Mechanical valves, on the other hand, generally need less frequent maintenance because they lack electronic components and are less affected by environmental factors. Maintenance focuses on mechanical parts such as the valve stem, seat, and disc, which may need periodic lubrication and inspection for wear and tear. The process is typically more straightforward, involving disassembly for cleaning and part replacement without the need for handling electrical components.
In summary, solenoid valves require more detailed and frequent maintenance due to their electronic and mechanical components and environmental sensitivity, whereas mechanical valves demand less frequent, simpler maintenance focused on mechanical wear and tear.
Choosing between solenoid valves and mechanical valves involves several cost implications. Solenoid valves are generally more affordable initially and are cost-effective for basic on/off control applications. However, they require continuous power to maintain their position, which can lead to higher operating costs, especially in applications needing extended open or closed states. Maintenance for solenoid valves is relatively straightforward, but they can be prone to issues like coil burnout and clogging from contaminants.

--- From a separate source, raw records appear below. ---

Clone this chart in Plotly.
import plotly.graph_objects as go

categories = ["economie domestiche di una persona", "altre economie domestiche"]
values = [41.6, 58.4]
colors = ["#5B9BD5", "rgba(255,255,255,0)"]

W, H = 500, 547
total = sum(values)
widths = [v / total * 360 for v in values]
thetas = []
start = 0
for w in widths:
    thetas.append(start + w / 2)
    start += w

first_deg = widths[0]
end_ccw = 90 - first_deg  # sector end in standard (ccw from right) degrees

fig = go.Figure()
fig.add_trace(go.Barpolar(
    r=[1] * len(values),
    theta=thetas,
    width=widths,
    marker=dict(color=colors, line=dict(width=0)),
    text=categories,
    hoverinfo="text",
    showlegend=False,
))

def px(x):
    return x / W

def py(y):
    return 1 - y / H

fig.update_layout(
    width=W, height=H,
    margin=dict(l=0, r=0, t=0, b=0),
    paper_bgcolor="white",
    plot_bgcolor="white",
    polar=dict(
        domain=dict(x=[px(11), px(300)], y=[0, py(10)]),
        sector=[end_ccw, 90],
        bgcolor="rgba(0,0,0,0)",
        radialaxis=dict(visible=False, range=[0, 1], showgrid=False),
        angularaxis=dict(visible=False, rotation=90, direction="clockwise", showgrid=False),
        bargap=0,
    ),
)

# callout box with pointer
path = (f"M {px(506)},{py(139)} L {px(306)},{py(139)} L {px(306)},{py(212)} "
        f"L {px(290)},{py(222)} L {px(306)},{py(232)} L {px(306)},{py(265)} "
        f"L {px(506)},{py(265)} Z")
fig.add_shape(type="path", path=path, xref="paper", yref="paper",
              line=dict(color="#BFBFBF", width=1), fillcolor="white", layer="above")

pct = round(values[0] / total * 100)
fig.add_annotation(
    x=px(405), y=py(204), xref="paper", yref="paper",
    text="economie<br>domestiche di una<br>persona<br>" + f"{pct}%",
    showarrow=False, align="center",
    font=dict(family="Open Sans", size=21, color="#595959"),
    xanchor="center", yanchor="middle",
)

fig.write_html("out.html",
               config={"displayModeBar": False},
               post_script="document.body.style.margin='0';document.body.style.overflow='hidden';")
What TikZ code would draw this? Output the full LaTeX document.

On the other hand, mechanical valves, while initially more expensive, often offer long-term savings due to their durability and reliability, requiring less frequent maintenance. They do not need continuous power to maintain their position, resulting in lower operating costs. Mechanical valves may also be more suitable for high-pressure and precise control applications, justifying their higher initial investment with better long-term performance and reliability.